First off, thank you all so much for taking the time to read and comment on my blogs over the last month and a half. It is such an encouragement to see how interested and supportive you are. I posted a blog entitled “The Time Is Now” last week and several of you responded with thoughtful words and prayers concerning my testimony. I know you are all probably wondering how my time of sharing went, so I thought I would write a follow up blog giving some details surrounding the evening.

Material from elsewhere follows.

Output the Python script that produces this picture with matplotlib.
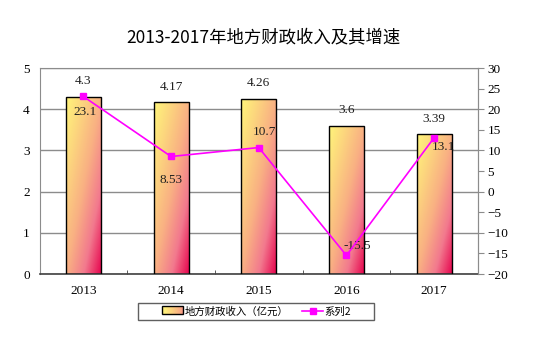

I was asked to have my testimony prepared a few days before the youth service in order to give the translator enough time to go over it and ask questions. I typed everything up and handed it in, felling that it was complete. When I woke up on the day on the of the service I began praying about the words I needed to share and God was really giving me a burden for the students that would be listening. I realize that my own story has power in itself, but God was telling me to share more. I’m not even sure if I’ve ever given a formal invitation for someone to receive Christ, let alone a group of 200 high-school and college students. I felt God asking me to add a short explanation of the gospel and a prayer of repentance to the end of my testimony, so I did just that.
I honestly had no idea what kind I’ve response I would see from the students, but that didn’t distract me from what God had placed on my heart. I knew that if even one person understood God’s truth for the first time it would be worth everything. The service began with a time of worship and then I was called up to speak. Of course I was nervous, but I was fully confident that God would work through my weakness. I was taking a step of faith and I believed He would honor that. And He did.
“My grace is sufficient for you, for my power is made perfect in weakness.” 2 Corinthians 12:9
I wish I could say that every student in the building prayed to receive salvation in one loud voice that evening, but they didn’t. I wish I could know if someone was touched by my story and had a change of heart, but I can’t. I can however, rest on the fact that God spoke truth and life through me and that He opened the ears and minds of those students to something beyond themselves. My heart suffers for these young people and I pray that in the short time I have left here, my actions and words will be an even stronger testimony of God’s grace and mercy and that lives will be changed because of it.